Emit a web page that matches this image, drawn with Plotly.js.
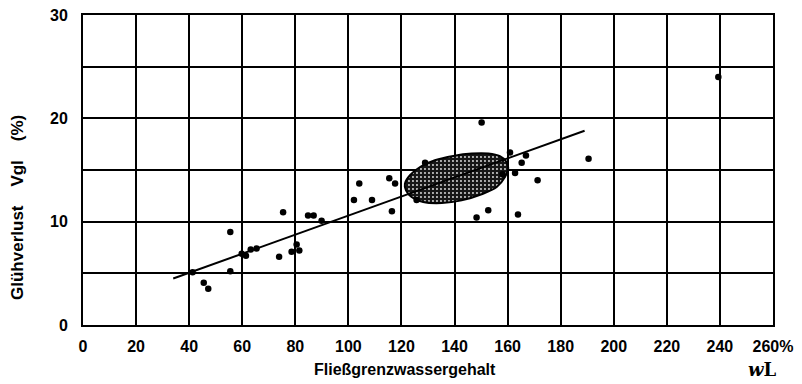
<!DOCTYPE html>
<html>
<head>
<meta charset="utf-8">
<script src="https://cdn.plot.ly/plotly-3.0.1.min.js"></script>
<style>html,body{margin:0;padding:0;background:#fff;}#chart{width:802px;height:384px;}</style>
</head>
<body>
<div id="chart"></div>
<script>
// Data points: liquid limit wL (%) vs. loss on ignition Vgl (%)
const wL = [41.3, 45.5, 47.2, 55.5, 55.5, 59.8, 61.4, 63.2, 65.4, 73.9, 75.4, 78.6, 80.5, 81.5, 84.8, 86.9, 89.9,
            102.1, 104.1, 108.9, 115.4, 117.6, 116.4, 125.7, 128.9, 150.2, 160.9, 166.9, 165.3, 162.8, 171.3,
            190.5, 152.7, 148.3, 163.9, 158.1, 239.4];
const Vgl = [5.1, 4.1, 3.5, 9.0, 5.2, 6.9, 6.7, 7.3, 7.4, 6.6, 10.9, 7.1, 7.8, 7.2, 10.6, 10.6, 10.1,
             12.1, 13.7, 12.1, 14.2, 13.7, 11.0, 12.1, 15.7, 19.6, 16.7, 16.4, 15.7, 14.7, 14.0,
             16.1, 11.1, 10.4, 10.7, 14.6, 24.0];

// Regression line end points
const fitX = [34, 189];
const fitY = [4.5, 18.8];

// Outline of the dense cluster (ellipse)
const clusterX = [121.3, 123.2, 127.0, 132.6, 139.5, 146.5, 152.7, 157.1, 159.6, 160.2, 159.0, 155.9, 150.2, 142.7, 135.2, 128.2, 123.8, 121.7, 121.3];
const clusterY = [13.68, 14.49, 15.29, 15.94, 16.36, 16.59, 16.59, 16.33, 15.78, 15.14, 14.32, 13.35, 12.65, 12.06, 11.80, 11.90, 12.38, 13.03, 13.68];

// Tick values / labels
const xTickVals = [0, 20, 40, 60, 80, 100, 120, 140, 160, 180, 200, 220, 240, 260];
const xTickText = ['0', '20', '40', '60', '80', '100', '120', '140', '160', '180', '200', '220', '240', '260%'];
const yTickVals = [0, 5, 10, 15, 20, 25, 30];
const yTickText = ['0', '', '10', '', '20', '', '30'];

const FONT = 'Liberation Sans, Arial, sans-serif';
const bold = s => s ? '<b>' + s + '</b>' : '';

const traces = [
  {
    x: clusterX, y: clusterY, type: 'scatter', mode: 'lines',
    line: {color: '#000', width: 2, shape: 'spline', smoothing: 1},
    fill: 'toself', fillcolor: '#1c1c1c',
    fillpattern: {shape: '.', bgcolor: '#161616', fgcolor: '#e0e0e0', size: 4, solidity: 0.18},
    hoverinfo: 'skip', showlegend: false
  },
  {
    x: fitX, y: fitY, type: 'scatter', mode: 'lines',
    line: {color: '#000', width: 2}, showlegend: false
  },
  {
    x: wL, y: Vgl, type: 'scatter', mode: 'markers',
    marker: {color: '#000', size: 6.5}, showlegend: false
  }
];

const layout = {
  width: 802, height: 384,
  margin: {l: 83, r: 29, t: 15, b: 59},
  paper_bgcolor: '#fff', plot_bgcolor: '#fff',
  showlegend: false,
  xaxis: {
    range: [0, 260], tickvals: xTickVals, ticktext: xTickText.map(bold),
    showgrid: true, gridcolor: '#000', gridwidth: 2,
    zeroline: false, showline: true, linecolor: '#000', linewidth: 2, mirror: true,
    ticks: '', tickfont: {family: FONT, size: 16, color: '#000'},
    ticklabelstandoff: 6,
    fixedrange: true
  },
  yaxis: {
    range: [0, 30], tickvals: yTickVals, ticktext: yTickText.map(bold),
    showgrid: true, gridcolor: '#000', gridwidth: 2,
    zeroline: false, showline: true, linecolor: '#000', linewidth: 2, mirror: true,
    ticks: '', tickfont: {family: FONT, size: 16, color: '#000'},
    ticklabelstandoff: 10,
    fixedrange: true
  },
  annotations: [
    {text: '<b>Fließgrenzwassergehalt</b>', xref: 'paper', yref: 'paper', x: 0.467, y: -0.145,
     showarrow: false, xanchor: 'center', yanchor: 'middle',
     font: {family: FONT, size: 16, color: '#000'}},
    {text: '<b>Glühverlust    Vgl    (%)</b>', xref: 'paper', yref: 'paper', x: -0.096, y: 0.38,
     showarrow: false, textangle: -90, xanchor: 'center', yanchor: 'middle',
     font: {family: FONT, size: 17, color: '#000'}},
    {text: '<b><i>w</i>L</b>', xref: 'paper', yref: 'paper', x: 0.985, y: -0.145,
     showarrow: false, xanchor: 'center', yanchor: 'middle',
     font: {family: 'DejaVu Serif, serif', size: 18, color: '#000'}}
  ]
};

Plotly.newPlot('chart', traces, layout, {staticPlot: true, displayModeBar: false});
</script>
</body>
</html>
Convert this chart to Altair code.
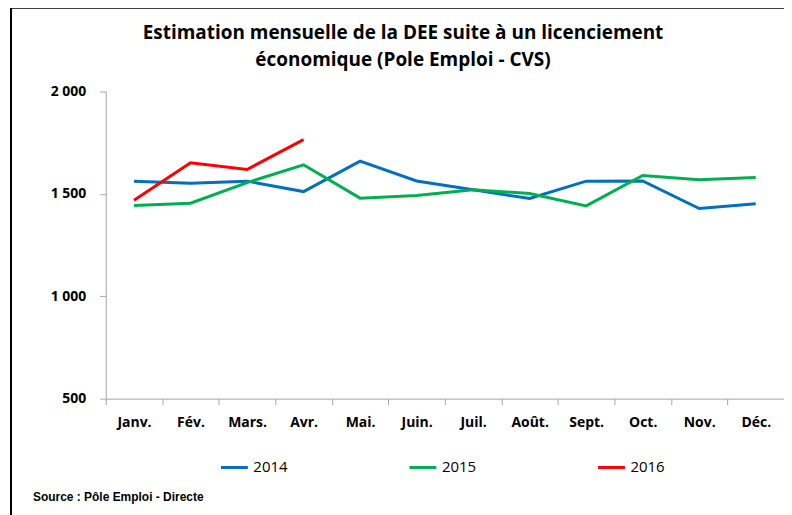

■ ■ ■

Exercise prompt:
Write out the full set of lines verbatim, without the pictures.

Written answer:
Emit a web page that matches this image, drawn with Plotly.js.
<!DOCTYPE html>
<html>
<head>
<meta charset="utf-8">
<script src="https://cdn.plot.ly/plotly-3.0.1.min.js"></script>
<style>html,body{margin:0;padding:0;background:#fff;}#chart{width:802px;height:384px;}</style>
</head>
<body>
<div id="chart"></div>
<script>
// Data points: liquid limit wL (%) vs. loss on ignition Vgl (%)
const wL = [41.3, 45.5, 47.2, 55.5, 55.5, 59.8, 61.4, 63.2, 65.4, 73.9, 75.4, 78.6, 80.5, 81.5, 84.8, 86.9, 89.9,
            102.1, 104.1, 108.9, 115.4, 117.6, 116.4, 125.7, 128.9, 150.2, 160.9, 166.9, 165.3, 162.8, 171.3,
            190.5, 152.7, 148.3, 163.9, 158.1, 239.4];
const Vgl = [5.1, 4.1, 3.5, 9.0, 5.2, 6.9, 6.7, 7.3, 7.4, 6.6, 10.9, 7.1, 7.8, 7.2, 10.6, 10.6, 10.1,
             12.1, 13.7, 12.1, 14.2, 13.7, 11.0, 12.1, 15.7, 19.6, 16.7, 16.4, 15.7, 14.7, 14.0,
             16.1, 11.1, 10.4, 10.7, 14.6, 24.0];

// Regression line end points
const fitX = [34, 189];
const fitY = [4.5, 18.8];

// Outline of the dense cluster (ellipse)
const clusterX = [121.3, 123.2, 127.0, 132.6, 139.5, 146.5, 152.7, 157.1, 159.6, 160.2, 159.0, 155.9, 150.2, 142.7, 135.2, 128.2, 123.8, 121.7, 121.3];
const clusterY = [13.68, 14.49, 15.29, 15.94, 16.36, 16.59, 16.59, 16.33, 15.78, 15.14, 14.32, 13.35, 12.65, 12.06, 11.80, 11.90, 12.38, 13.03, 13.68];

// Tick values / labels
const xTickVals = [0, 20, 40, 60, 80, 100, 120, 140, 160, 180, 200, 220, 240, 260];
const xTickText = ['0', '20', '40', '60', '80', '100', '120', '140', '160', '180', '200', '220', '240', '260%'];
const yTickVals = [0, 5, 10, 15, 20, 25, 30];
const yTickText = ['0', '', '10', '', '20', '', '30'];

const FONT = 'Liberation Sans, Arial, sans-serif';
const bold = s => s ? '<b>' + s + '</b>' : '';

const traces = [
  {
    x: clusterX, y: clusterY, type: 'scatter', mode: 'lines',
    line: {color: '#000', width: 2, shape: 'spline', smoothing: 1},
    fill: 'toself', fillcolor: '#1c1c1c',
    fillpattern: {shape: '.', bgcolor: '#161616', fgcolor: '#e0e0e0', size: 4, solidity: 0.18},
    hoverinfo: 'skip', showlegend: false
  },
  {
    x: fitX, y: fitY, type: 'scatter', mode: 'lines',
    line: {color: '#000', width: 2}, showlegend: false
  },
  {
    x: wL, y: Vgl, type: 'scatter', mode: 'markers',
    marker: {color: '#000', size: 6.5}, showlegend: false
  }
];

const layout = {
  width: 802, height: 384,
  margin: {l: 83, r: 29, t: 15, b: 59},
  paper_bgcolor: '#fff', plot_bgcolor: '#fff',
  showlegend: false,
  xaxis: {
    range: [0, 260], tickvals: xTickVals, ticktext: xTickText.map(bold),
    showgrid: true, gridcolor: '#000', gridwidth: 2,
    zeroline: false, showline: true, linecolor: '#000', linewidth: 2, mirror: true,
    ticks: '', tickfont: {family: FONT, size: 16, color: '#000'},
    ticklabelstandoff: 6,
    fixedrange: true
  },
  yaxis: {
    range: [0, 30], tickvals: yTickVals, ticktext: yTickText.map(bold),
    showgrid: true, gridcolor: '#000', gridwidth: 2,
    zeroline: false, showline: true, linecolor: '#000', linewidth: 2, mirror: true,
    ticks: '', tickfont: {family: FONT, size: 16, color: '#000'},
    ticklabelstandoff: 10,
    fixedrange: true
  },
  annotations: [
    {text: '<b>Fließgrenzwassergehalt</b>', xref: 'paper', yref: 'paper', x: 0.467, y: -0.145,
     showarrow: false, xanchor: 'center', yanchor: 'middle',
     font: {family: FONT, size: 16, color: '#000'}},
    {text: '<b>Glühverlust    Vgl    (%)</b>', xref: 'paper', yref: 'paper', x: -0.096, y: 0.38,
     showarrow: false, textangle: -90, xanchor: 'center', yanchor: 'middle',
     font: {family: FONT, size: 17, color: '#000'}},
    {text: '<b><i>w</i>L</b>', xref: 'paper', yref: 'paper', x: 0.985, y: -0.145,
     showarrow: false, xanchor: 'center', yanchor: 'middle',
     font: {family: 'DejaVu Serif, serif', size: 18, color: '#000'}}
  ]
};

Plotly.newPlot('chart', traces, layout, {staticPlot: true, displayModeBar: false});
</script>
</body>
</html>
Convert this chart to Altair code.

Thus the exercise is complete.